Out-Law Analysis 4 min. read
13 Jun 2023, 1:35 pm
Company indemnities are usually granted as an adjunct to run-off and missing beneficiary insurance, instead of residual risk insurance, meaning that they will generally only apply where the insurance does not meet the claim.
The question of how favourable a company indemnity turns out to be for a trustee will largely depend on the trustee’s bargaining position. For example, a trustee might be able to exploit leverage at the point they are being asked to agree to full buy-in, or if there is a surplus upon wind up and the scheme’s rules give the trustee a say in the distribution of that surplus.
It may be that the scheme’s rules contain an adequate company indemnity. It is arguable, however, that such indemnity is only applicable during the lifetime of the scheme. In these circumstances, the company might agree to confirm in the winding-up deed that the indemnity will continue after winding up.
Alternatively, however, the company might agree to a stand-alone indemnity, to apply from wind up. It could be the case that the company is not willing to repeat – in the stand-alone indemnity – the indemnities contained in the scheme rules, to have a ‘clean break’ from its liabilities to the scheme.
For example, the scheme rules’ might indemnify all current and former trustees, and all former trustees and trustee directors, and their respective estates. But in the standalone indemnity the company might only be willing to give a personal indemnity to the current trustee directors and their estates, and to any others there have been in, for example, the six years prior to winding up.
Such a company will likely also wish to place a limit on the amount of indemnity cover it will be required, in aggregate, to provide. And possibly, a limit on the period over which the indemnity will remain in force. The reasonableness of both must be carefully considered by the trustee directors in conjunction with their advisers, in the context of any insurance that the trustee directors may also have the benefit of.
What is included and what is excluded from the indemnity would also need to be carefully considered. The company will generally seek to exclude from the indemnity claims arising in respect of material matters that were not disclosed to the company before the indemnity took effect. Sometimes this is done by including in the indemnity deed a schedule that describes all of the material matters that are known to the trustee directors at a specified point in time, near to the winding-up date.
Generally, this is accompanied by a provision that, broadly speaking, says that the material matters schedule will be taken to include all material matters if the trustee made ‘reasonable enquiries’ of their advisers, or words to that effect. From the trustee directors’ point of view, it is important that the indemnity instrument should pin down what exactly constitutes ‘reasonable enquiries’ in order to avoid later disputes.
This can be done by appending to the indemnity deed draft letters: one from the trustee to their adviser, that provides the adviser with a draft schedule of the material matters known to the trustee, and that asks the adviser to search, in accordance with prescribed instructions, their records, and to tell the trustee of any material matter not on the draft; and the other from the adviser to the trustee, stating that the adviser has carried out said search and what the results of it are. The indemnity deed records that if an exchange of letters in substantially that form has taken place the trustee will be taken to have made ‘reasonable enquiries’ of their advisers as to material matters.

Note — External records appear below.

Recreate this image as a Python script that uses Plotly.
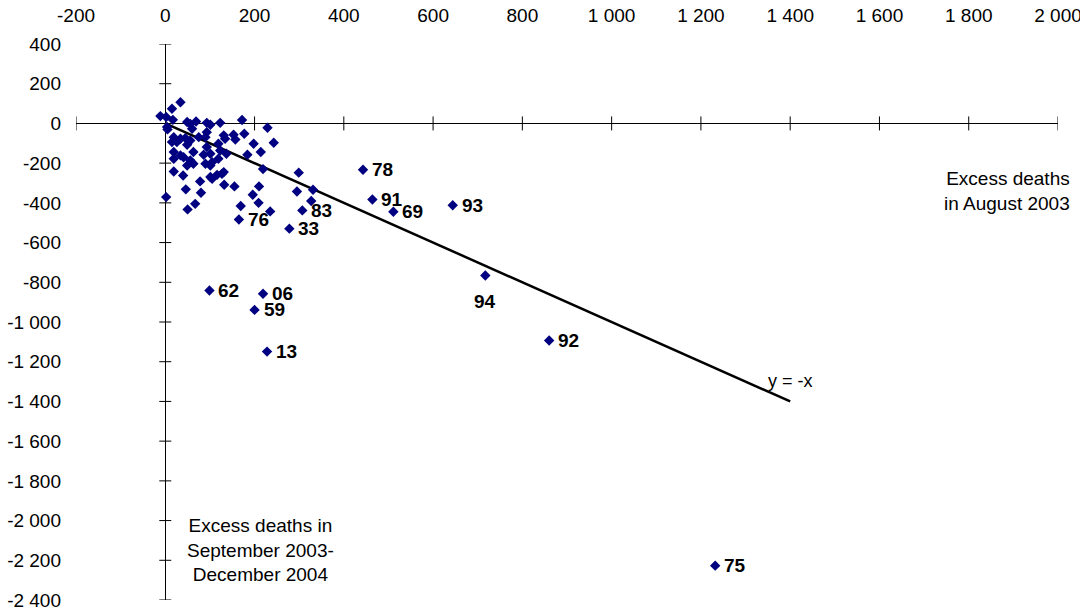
import plotly.graph_objects as go

# unlabelled departments: excess deaths in Aug 2003 vs Sep 2003-Dec 2004
cluster_x = [34, 15, -11, 2, 17, 4, 5,
             49, 56, 69, 93, 101, 123, 172, 229, 243,
             60, 19, 34, 45, 56, 75, 93, 90, 131, 134, 153, 157, 177, 198, 214,
             15, 26, 49, 93, 119, 123, 137, 184, 19, 34, 63, 86, 101, 105, 119,
             19, 41, 56, 63, 49, 90, 101, 131, 127, 116, 101, 105, 19, 40, 78,
             46, 80, 132, 155, 210, 196, 209, 169, 67, 50, 2, 235, 299, 295,
             219, 331, 327]
cluster_y = [107, 74, 37, 32, 18, -18, -30,
             7, -2, 10, 3, -7, 3, 17, -22, -97,
             -27, -69, -77, -74, -86, -69, -44, -69, -60, -77, -57, -81, -52, -102, -144,
             -94, -94, -107, -119, -102, -136, -153, -158, -144, -161, -144, -158, -153, -195, -178,
             -178, -170, -186, -203, -212, -203, -212, -245, -254, -259, -270, -279, -242, -262, -292,
             -332, -349, -309, -317, -317, -359, -400, -416, -405, -433, -371, -443, -248, -343,
             -230, -334, -391]

# labelled departments
dept_codes = ["78", "91", "69", "93", "83", "76", "33", "94", "92", "62", "06", "59", "13", "75"]
dept_x = [443, 464, 511, 644, 307, 165, 278, 717, 860, 99, 219, 200, 228, 1232]
dept_y = [-233, -383, -445, -412, -438, -484, -530, -766, -1093, -841, -858, -939, -1149, -2227]

# reference line y = -x
ref_x = [0, 1400]
ref_y = [0, -1400]

x_ticks = [-200, 0, 200, 400, 600, 800, 1000, 1200, 1400, 1600, 1800, 2000]
x_tick_labels = ["-200", "0", "200", "400", "600", "800", "1 000", "1 200",
                 "1 400", "1 600", "1 800", "2 000"]
y_ticks = [400, 200, 0, -200, -400, -600, -800, -1000, -1200, -1400, -1600,
           -1800, -2000, -2200, -2400]
y_tick_labels = ["400", "200", "0", "-200", "-400", "-600", "-800", "-1 000",
                 "-1 200", "-1 400", "-1 600", "-1 800", "-2 000", "-2 200", "-2 400"]

NAVY = "#000080"
FONT = "Liberation Sans, Arial, sans-serif"

fig = go.Figure()

fig.add_trace(go.Scatter(
    x=ref_x, y=ref_y, mode="lines",
    line={"color": "black", "width": 2.5},
    hoverinfo="skip",
))

fig.add_trace(go.Scatter(
    x=cluster_x + dept_x, y=cluster_y + dept_y, mode="markers",
    marker={"symbol": "diamond", "size": 8, "color": NAVY},
))

# tick marks crossing the axes at the origin
shapes = []
for tv in x_ticks:
    if tv == 0:
        continue
    shapes.append(dict(type="line", xref="x", yref="y", x0=tv, x1=tv,
                       ysizemode="pixel", yanchor=0, y0=-7, y1=7,
                       line={"color": "black", "width": 1}))
for tv in y_ticks:
    if tv == 0:
        continue
    shapes.append(dict(type="line", xref="x", yref="y", y0=tv, y1=tv,
                       xsizemode="pixel", xanchor=0, x0=-6, x1=6,
                       line={"color": "black", "width": 1}))

annotations = []
for code, dx, dy in zip(dept_codes, dept_x, dept_y):
    below = code == "94"
    annotations.append(dict(
        x=dx, y=dy, xref="x", yref="y", text=code, showarrow=False,
        xanchor="center" if below else "left", yanchor="middle",
        xshift=0 if below else 7, yshift=-26 if below else 0,
        font={"family": FONT, "size": 19, "color": "black", "weight": "bold"},
    ))

annotations += [
    dict(x=1400, y=-1295, xref="x", yref="y", text="y = -x", showarrow=False,
         font={"family": FONT, "size": 18, "color": "black"}),
    dict(x=1.014, y=-338, xref="paper", yref="y", xanchor="right",
         text="Excess deaths<br>in August 2003", align="right", showarrow=False,
         font={"family": FONT, "size": 19, "color": "black"}),
    dict(x=213, y=-2146, xref="x", yref="y",
         text="Excess deaths in<br>September 2003-<br>December 2004",
         align="center", showarrow=False,
         font={"family": FONT, "size": 19, "color": "black"}),
]

fig.update_layout(
    width=1080, height=613,
    margin={"l": 76, "r": 22, "t": 44, "b": 13},
    plot_bgcolor="white", paper_bgcolor="white",
    showlegend=False,
    font={"family": FONT, "size": 19, "color": "black"},
    shapes=shapes,
    annotations=annotations,
)
fig.update_xaxes(
    range=[-200, 2000], side="top", automargin=False,
    tickvals=x_ticks, ticktext=x_tick_labels, ticklabeloverflow="allow",
    showgrid=False, showline=False, ticks="",
    zeroline=True, zerolinecolor="black", zerolinewidth=1,
    ticklabelstandoff=17,
)
fig.update_yaxes(
    range=[-2400, 400], automargin=False,
    tickvals=y_ticks, ticktext=y_tick_labels, ticklabeloverflow="allow",
    showgrid=False, showline=False, ticks="",
    zeroline=True, zerolinecolor="black", zerolinewidth=1,
    ticklabelstandoff=14,
)

# drop the default 8px page margin so the figure fills the window
fig.write_html(
    "out.html",
    config={"displayModeBar": False},
    post_script="document.body.style.margin = '0';",
)
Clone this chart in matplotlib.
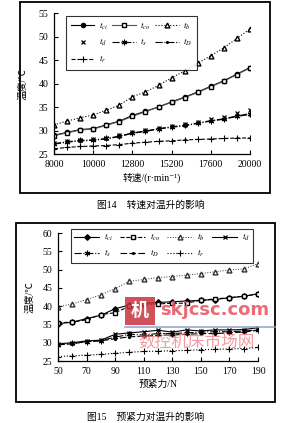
import matplotlib
matplotlib.use("Agg")
import matplotlib.pyplot as plt
from matplotlib.patches import Rectangle
from matplotlib.lines import Line2D

plt.rcParams['font.family'] = ['Liberation Serif', 'Noto Sans CJK SC', 'DejaVu Sans']
plt.rcParams['mathtext.fontset'] = 'stix'

W, H = 302, 423

# 图14 数据：转速
speed = [8000, 8800, 9600, 10400, 11200, 12000, 12800, 13600, 14400,
         15200, 16000, 16800, 17600, 18400, 19200, 20000]
speed_ticks = [8000, 10400, 12800, 15200, 17600, 20000]
speed_labels = ['8000', '10000', '12800', '15200', '17600', '20000']
t_ci1 = [29.0, 29.6, 30.2, 30.4, 31.2, 32.0, 33.2, 34.1, 35.0, 36.1, 37.1, 38.2, 39.4, 40.6, 42.0, 43.4]
t_co1 = [28.9, 29.5, 30.1, 30.3, 31.1, 31.9, 33.0, 34.0, 35.0, 36.0, 37.0, 38.1, 39.3, 40.5, 41.9, 43.3]
t_b1 = [31.2, 32.0, 32.7, 33.3, 34.3, 35.4, 37.2, 38.2, 39.6, 41.2, 42.7, 44.3, 45.9, 47.6, 49.6, 51.6]
t_d1 = [27.3, 27.8, 28.0, 28.1, 28.4, 29.0, 29.7, 30.1, 30.6, 31.0, 31.3, 31.9, 32.5, 32.9, 33.7, 34.3]
t_s1 = [27.2, 27.6, 27.9, 28.0, 28.3, 28.8, 29.5, 29.9, 30.4, 30.8, 31.1, 31.6, 32.1, 32.5, 33.1, 33.6]
t_D1 = [27.1, 27.5, 27.8, 27.9, 28.2, 28.7, 29.4, 29.8, 30.3, 30.7, 31.0, 31.5, 32.0, 32.4, 33.0, 33.4]
t_r1 = [26.1, 26.4, 26.6, 26.7, 26.8, 27.0, 27.3, 27.5, 27.7, 27.8, 28.0, 28.1, 28.2, 28.3, 28.4, 28.4]

# 图15 数据：预紧力
force = [50, 60, 70, 80, 90, 100, 110, 120, 130, 140, 150, 160, 170, 180, 190]
t_ci2 = [35.2, 35.6, 36.6, 37.5, 39.3, 40.3, 40.7, 41.0, 41.2, 41.4, 41.6, 41.8, 42.3, 42.7, 43.4]
t_co2 = [35.5, 35.6, 36.3, 37.7, 38.2, 40.0, 40.5, 40.6, 40.8, 40.8, 41.6, 42.0, 42.3, 42.7, 43.3]
t_b2 = [39.8, 40.6, 41.8, 43.1, 44.8, 46.8, 47.3, 47.8, 48.1, 48.5, 48.9, 49.4, 49.9, 50.2, 51.6]
t_d2 = [29.7, 30.0, 30.5, 30.7, 32.3, 32.7, 33.0, 33.4, 32.9, 33.5, 33.2, 33.5, 33.5, 33.6, 34.1]
t_s2 = [29.5, 29.8, 30.3, 30.6, 31.5, 32.3, 32.1, 32.5, 32.5, 32.7, 32.9, 33.0, 33.0, 33.2, 33.5]
t_D2 = [29.4, 29.7, 30.3, 30.5, 31.1, 31.6, 31.8, 32.0, 32.1, 32.3, 32.5, 32.5, 32.7, 32.9, 33.4]
t_r2 = [26.2, 26.4, 26.6, 26.8, 27.1, 27.4, 27.6, 27.7, 27.8, 27.9, 28.1, 28.2, 28.3, 28.4, 28.7]

names = ['$t_{ci}$', '$t_{co}$', '$t_b$', '$t_d$', '$t_s$', '$t_D$', '$t_r$']

fig = plt.figure(figsize=(W / 100, H / 100), dpi=100)


def rect(x0, y0, x1, y1):
    return [x0 / W, 1 - y1 / H, (x1 - x0) / W, (y1 - y0) / H]


# 外框
fig.patches.append(Rectangle((20 / W, 1 - 193 / H), 250 / W, 191 / H, transform=fig.transFigure,
                             fill=False, lw=1.3, ec='black'))
fig.patches.append(Rectangle((16 / W, 1 - 402 / H), 259 / W, 179 / H, transform=fig.transFigure,
                             fill=False, lw=1.3, ec='black'))


def style(ax):
    for s in ['top', 'right']:
        ax.spines[s].set_visible(False)
    for s in ['left', 'bottom']:
        ax.spines[s].set_linewidth(0.9)
    ax.tick_params(direction='in', length=3, width=0.8, labelsize=7, pad=4)


def legend_row_major(ax, handles, labels, ncol, **kw):
    # matplotlib 按列填充图例，这里把顺序换成按行排列
    rows = [list(range(i, min(i + ncol, len(handles)))) for i in range(0, len(handles), ncol)]
    order = [r[c] for c in range(ncol) for r in rows if c < len(r)]
    return ax.legend([handles[i] for i in order], [labels[i] for i in order], ncol=ncol, **kw)


# ---- 图14 ----
ax1 = fig.add_axes(rect(54, 13, 250, 154))
kw = dict(lw=0.8, color='black')
st1 = [dict(ls='-', marker='o', ms=3, mfc='black', **kw),
       dict(ls='-', marker='s', ms=3.5, mfc='white', lw=0.8, color='#555555', mec='black'),
       dict(ls=':', marker='^', ms=3.5, mfc='white', **kw),
       dict(ls='none', marker='x', ms=3.5, mew=0.9, color='black'),
       dict(ls='-.', marker=(6, 2, 0), ms=4, mew=0.8, **kw),
       dict(ls='-.', marker='.', ms=2.5, **kw),
       dict(ls='--', marker='+', ms=4.5, mew=0.8, **kw)]
for y, s in zip([t_ci1, t_co1, t_b1, t_d1, t_s1, t_D1, t_r1], st1):
    ax1.plot(speed, y, **s)
ax1.set_xlim(8000, 20000)
ax1.set_ylim(25, 55)
ax1.set_yticks(range(25, 56, 5))
ax1.set_xticks(speed_ticks)
ax1.set_xticklabels(speed_labels)
style(ax1)
ax1.set_xlabel('转速/(r·min⁻¹)', fontsize=7, labelpad=3)
ax1.set_ylabel('温度/℃', fontsize=7, labelpad=8)

h1 = [Line2D([], [], **s) for s in st1]
lg1 = legend_row_major(ax1, h1, names, 3, loc='upper left', bbox_to_anchor=(0.04, 1.01),
                       fontsize=6.5, frameon=True, fancybox=False, edgecolor='black',
                       handlelength=2.6, columnspacing=0.5, handletextpad=0.5,
                       labelspacing=0.6, borderpad=0.5)
lg1.get_frame().set_linewidth(0.8)

fig.text(151 / W, 1 - 205 / H, '图14    转速对温升的影响', ha='center', va='center', fontsize=7)

# ---- 图15 ----
ax2 = fig.add_axes(rect(58, 233, 258, 361))
st2 = [dict(ls='-', marker='D', ms=2.8, mfc='black', **kw),
       dict(ls='--', marker='s', ms=3.5, mfc='white', **kw),
       dict(ls=':', marker='^', ms=3.5, mfc='white', lw=0.7, color='#333333'),
       dict(ls='-', marker='x', ms=3.5, mew=0.9, **kw),
       dict(ls='-.', marker=(6, 2, 0), ms=4, mew=0.8, **kw),
       dict(ls='--', marker='.', ms=2.5, dashes=(6, 2), **kw),
       dict(ls=':', marker='+', ms=4.5, mew=0.8, **kw)]
for y, s in zip([t_ci2, t_co2, t_b2, t_d2, t_s2, t_D2, t_r2], st2):
    ax2.plot(force, y, **s)
ax2.set_xlim(50, 190)
ax2.set_ylim(25, 60)
ax2.set_yticks(range(25, 61, 5))
ax2.set_xticks(force[::2])
style(ax2)
ax2.set_xlabel('预紧力/N', fontsize=7, labelpad=3)
ax2.set_ylabel('温度/℃', fontsize=7, labelpad=6)

h2 = [Line2D([], [], **s) for s in st2]
lg2 = legend_row_major(ax2, h2, names, 4, loc='upper left', bbox_to_anchor=(0.04, 1.07),
                       fontsize=6.5, frameon=True, fancybox=False, edgecolor='black',
                       handlelength=2.8, columnspacing=0.8, handletextpad=0.5,
                       labelspacing=0.5, borderpad=0.4)
lg2.get_frame().set_linewidth(0.8)

fig.text(146 / W, 1 - 417 / H, '图15    预紧力对温升的影响', ha='center', va='center', fontsize=7)

# 水印
fig.patches.append(Rectangle((125 / W, 1 - 325 / H), 30 / W, 28 / H, transform=fig.transFigure,
                             fc='#c8323c', ec='none', alpha=0.85))
fig.text(140 / W, 1 - 311 / H, '机', ha='center', va='center', fontsize=13,
         color='white', fontweight='bold')
fig.text(160 / W, 1 - 310 / H, 'skjcsc.com', ha='left', va='center', fontsize=13,
         color='#e8505a', fontweight='bold', family='DejaVu Sans', alpha=0.85)
fig.lines.append(Line2D([125 / W, 275 / W], [1 - 327 / H, 1 - 327 / H], transform=fig.transFigure,
                        color='#8f9ccc', lw=1.2, alpha=0.9))
fig.text(197 / W, 1 - 342 / H, '数控机床市场网', ha='center', va='center', fontsize=12,
         color='#f07078', family='Noto Sans CJK SC', alpha=0.7)

fig.savefig('out.png', dpi=100)
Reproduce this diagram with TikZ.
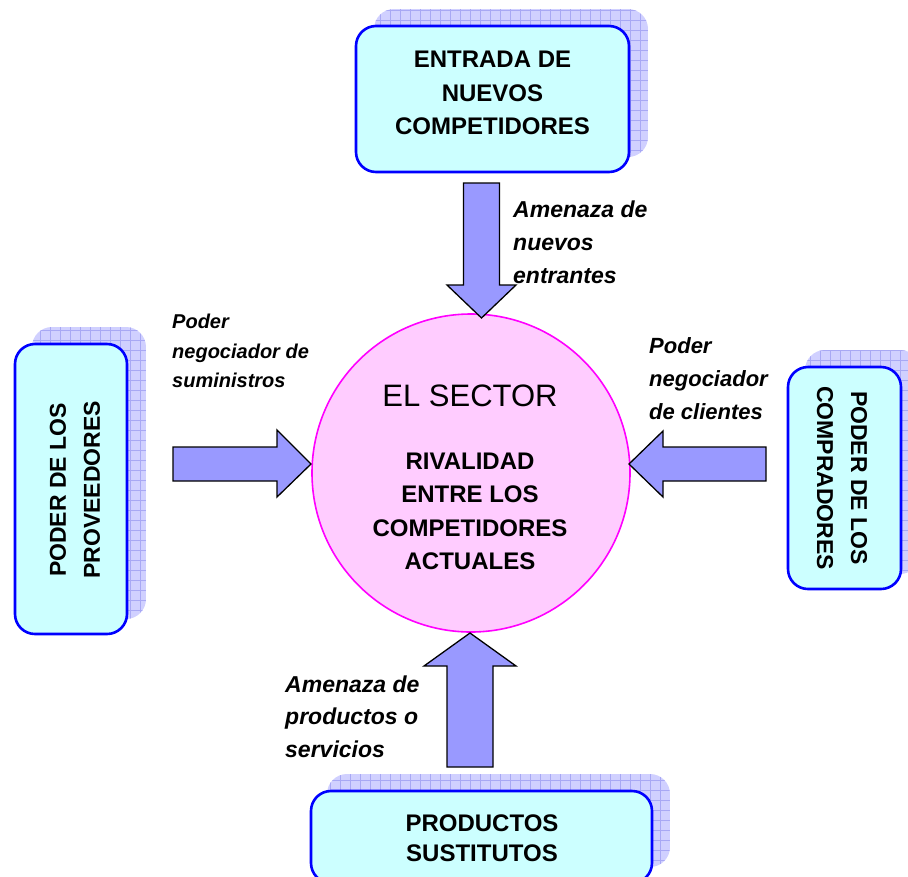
\documentclass[tikz,border=0pt]{standalone}
\usepackage{fontspec}
\setmainfont{Liberation Sans}
\definecolor{boxfill}{HTML}{CCFFFF}
\definecolor{boxline}{HTML}{0000FF}
\definecolor{circfill}{HTML}{FFCCFF}
\definecolor{circline}{HTML}{FF00FF}
\definecolor{arrfill}{HTML}{9999FF}
\definecolor{shfill}{HTML}{D0D0FF}
\definecolor{shgrid}{HTML}{A8A8F4}
\newcommand\gridshadow[4]{%
  \begin{scope}
    \clip[rounded corners=20pt] (#1,#2) rectangle (#3,#4);
    \fill[shfill] (#1,#2) rectangle (#3,#4);
    \draw[shgrid, line width=0.5pt, step=10pt] (#1,#4) grid (#3,#2);
  \end{scope}}
\begin{document}
\begin{tikzpicture}[x=1pt,y=-1pt,
  boxstyle/.style={draw=boxline, fill=boxfill, line width=2.6pt, rounded corners=20pt, inner sep=0pt},
  boxtext/.style={align=center, inner sep=0pt, font=\fontsize{24}{33.5}\selectfont\bfseries},
  sidetext/.style={align=center, inner sep=0pt, font=\fontsize{23}{34}\selectfont\bfseries},
  labeltext/.style={align=left, inner sep=0pt, anchor=north west, font=\fontsize{23}{33}\selectfont\bfseries\itshape},
  smalllabel/.style={align=left, inner sep=0pt, anchor=north west, font=\fontsize{20}{29.5}\selectfont\bfseries\itshape},
  blockarrow/.style={draw=black, fill=arrfill, line width=1.3pt, line join=miter}]
\useasboundingbox (0,0) rectangle (908,876);
\clip (0,0) rectangle (908,876);
% shadows
\gridshadow{374}{9}{648}{157}
\gridshadow{32}{327}{146}{619}
\gridshadow{805}{350}{920}{574}
\gridshadow{327}{774}{670}{867}
% boxes
\node[boxstyle, minimum width=273pt, minimum height=146pt] (entrada) at (492.5,99) {};
\node[boxstyle, minimum width=112pt, minimum height=290pt] (proveedores) at (71,489) {};
\node[boxstyle, minimum width=113pt, minimum height=222pt] (compradores) at (844.5,478) {};
\node[boxstyle, minimum width=341pt, minimum height=92pt] (sustitutos) at (481.5,837) {};
% circle
\node[circle, draw=circline, fill=circfill, line width=1.6pt, minimum size=318pt, inner sep=0pt] (sector) at (471,473) {};
% block arrows
\draw[blockarrow] (463.5,183) -- (499.5,183) -- (499.5,285) -- (516,285) -- (481.5,318) -- (447,285) -- (463.5,285) -- cycle;
\draw[blockarrow] (173,447) -- (277,447) -- (277,430) -- (311,464) -- (277,497) -- (277,481) -- (173,481) -- cycle;
\draw[blockarrow] (766,447) -- (663,447) -- (663,431) -- (629,464) -- (663,497) -- (663,481) -- (766,481) -- cycle;
\draw[blockarrow] (447,767) -- (447,666) -- (424,666) -- (470,633) -- (516,666) -- (493,666) -- (493,767) -- cycle;
% texts
\node[boxtext] (entradatxt) at (492.5,93) {ENTRADA DE\\NUEVOS\\COMPETIDORES};
\node[sidetext, rotate=90] (provtxt) at (75,490) {PODER DE LOS\\PROVEEDORES};
\node[sidetext, rotate=-90] (comptxt) at (842,478) {PODER DE LOS\\COMPRADORES};
\node[boxtext, font=\fontsize{24}{30}\selectfont\bfseries] (sustxt) at (482,838.5) {PRODUCTOS\\SUSTITUTOS};
\node[inner sep=0pt, anchor=base, font=\fontsize{31}{36}\selectfont] (sectortxt) at (470,406) {EL SECTOR};
\node[boxtext, font=\fontsize{24}{33.3}\selectfont\bfseries] (rivaltxt) at (470,511.4) {RIVALIDAD\\ENTRE LOS\\COMPETIDORES\\ACTUALES};
\node[labeltext] (lbltop) at (513,201) {Amenaza de\\nuevos\\entrantes};
\node[smalllabel] (lblleft) at (172,314) {Poder\\negociador de\\suministros};
\node[labeltext, font=\fontsize{22}{33}\selectfont\bfseries\itshape] (lblright) at (649,337) {Poder\\negociador\\de clientes};
\node[labeltext, font=\fontsize{23}{32.5}\selectfont\bfseries\itshape] (lblbottom) at (285,675.5) {Amenaza de\\productos o\\servicios};
\end{tikzpicture}
\end{document}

The company might wish to include in the indemnity a ‘claims-handling protocol’ that prescribes how an indemnified person will proceed in the event of a claim. This would be accompanied by a provision in the indemnity deed that the indemnity would not apply in relation to a claim to the extent that the insurer did not pay out because the indemnified person did not follow the claims protocol.
The company’s intention here would be to minimise the chances of the indemnity having to apply because insurance has failed. From the trustee director’s point of view, the claims-handling protocol should be drawn as tightly as possible to minimise the risk of their failing to comply with it.
Ideally, the indemnity instrument should include specified administrative support for the indemnified persons from the company, post-wind up, to provide a structure for them to deal with future claims. This could include retention by the company of scheme records, normally for a period of at least 15 years owing to limitation rules, and support in the mechanics of dealing with claims, such as managing insurance claims on behalf of the indemnified persons.
A company indemnity is, of course, only of value while the company exists and has assets available to meet calls on the indemnity. Accordingly, from the trustee’s point of view it is important that there should be provisions in the indemnity deed that place obligations on the indemnifying company as to what it must do if it transfers a majority of its business to another entity by way of a sale or transfer of assets.
Ideally, the trustee would want the indemnifying company to ensure that the successor, being of equivalent strength to the indemnifying company, will take over the indemnity, in the same terms. Often, however, this is weakened to using reasonable endeavours, as the company is generally anxious as to the effect of such a provision on future corporate transactions.